Ruth’s passion in life is to make people feel beautiful, inside and out, through skin care. Her purpose is to overcome the ugly duckling inside of herself and stop others from being ugly.

Ruth could have picked numerous jobs such as fashion consultant, makeup artist, clothing designer, seamstress, art director, interior designer, all kinds of jobs which make people feel good by having good surroundings, clothing, and other exterior accouterments. But she chose cosmetology. This is her passion, the activity that gives her pleasure and satisfaction and serves her purpose in life. A purpose in life is like a mission statement, a form of job description, and passion is the motivator.

The Purpose Mission Statement

The definition of a mission statement in business is that it is a clearly defined statement of purpose and goals.
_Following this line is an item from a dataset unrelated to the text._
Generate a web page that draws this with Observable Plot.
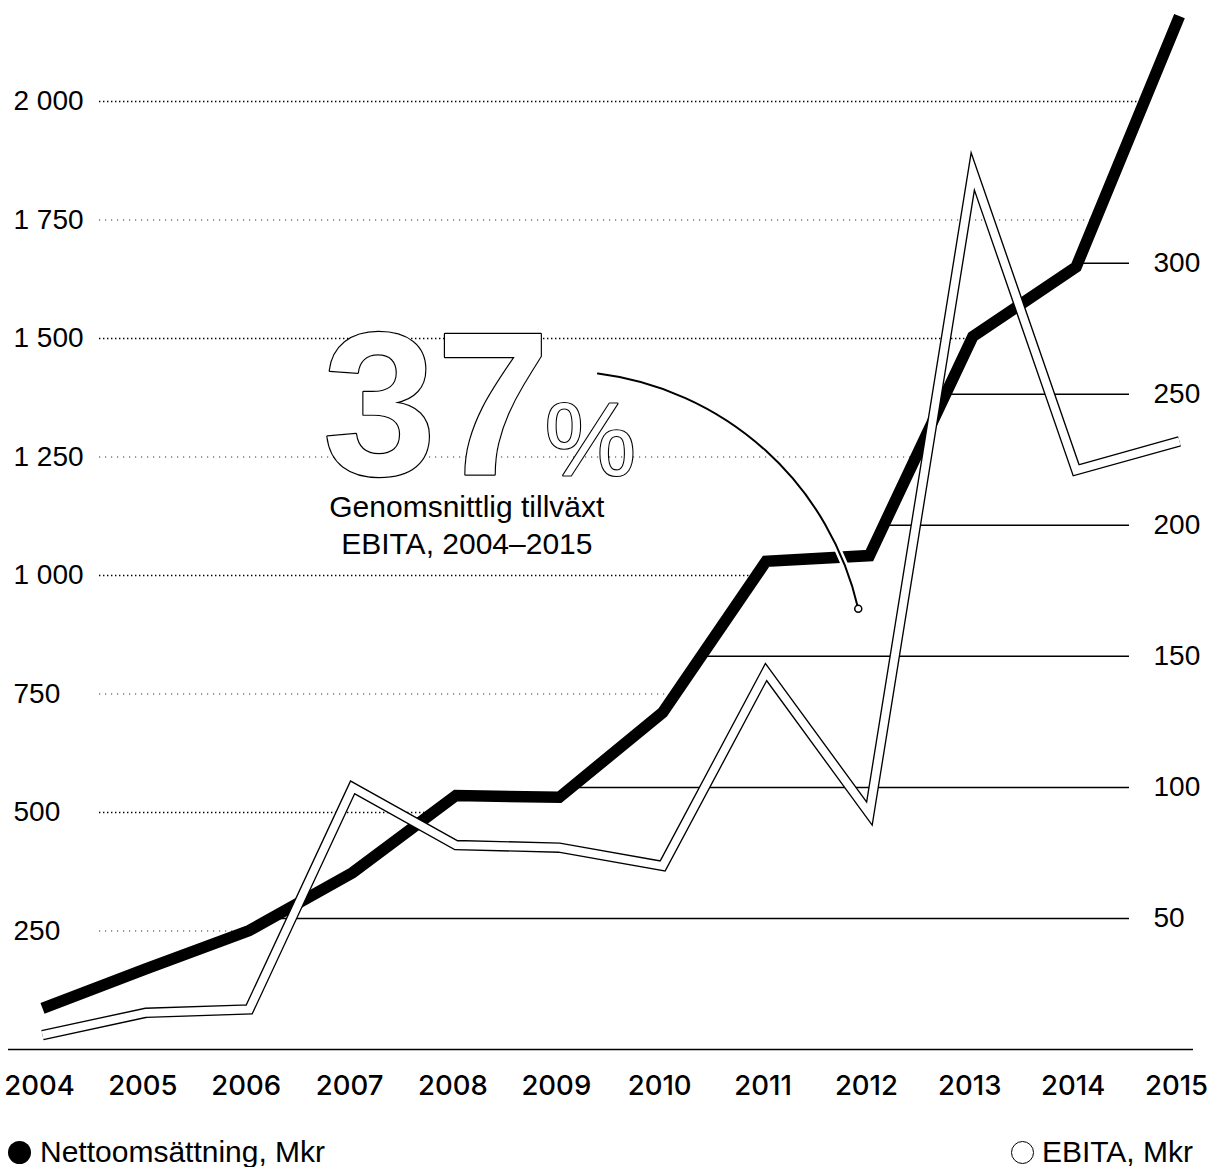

In the article on networking, 10 Words or Less, I discuss how to describe what you to for others in the clearest and most concise way. You can use this same process to clarify and explain your purpose statement.

In brief, it must describe what you do, why you do it, and the benefit of doing it. Remember, the why and the benefit are part of your passion statement, but the “what” is the purpose. Give it a try.

Play detective with your life and look around at the things you do, your activities, hobbies, interests, job, and recreation time. Also pay attention to your “wish I was” thoughts. How many times in a day do you think “I wish I was doing…instead of this” or “I wish I was [bigger, thinner, smaller, healthier, happier, richer...]“. If you are spending more time thinking about something else and not thinking about what you are doing, odds are there are some clues there in the thinking.

Remember, you are probably already living your purpose, you just need to fine tune it and recognize the passion that is the driving force in your life’s purpose.

It’s no good running a pig farm
badly for thirty years while saying,
‘Really I was meant to be a ballet dancer.’
By that time, pigs will be your style.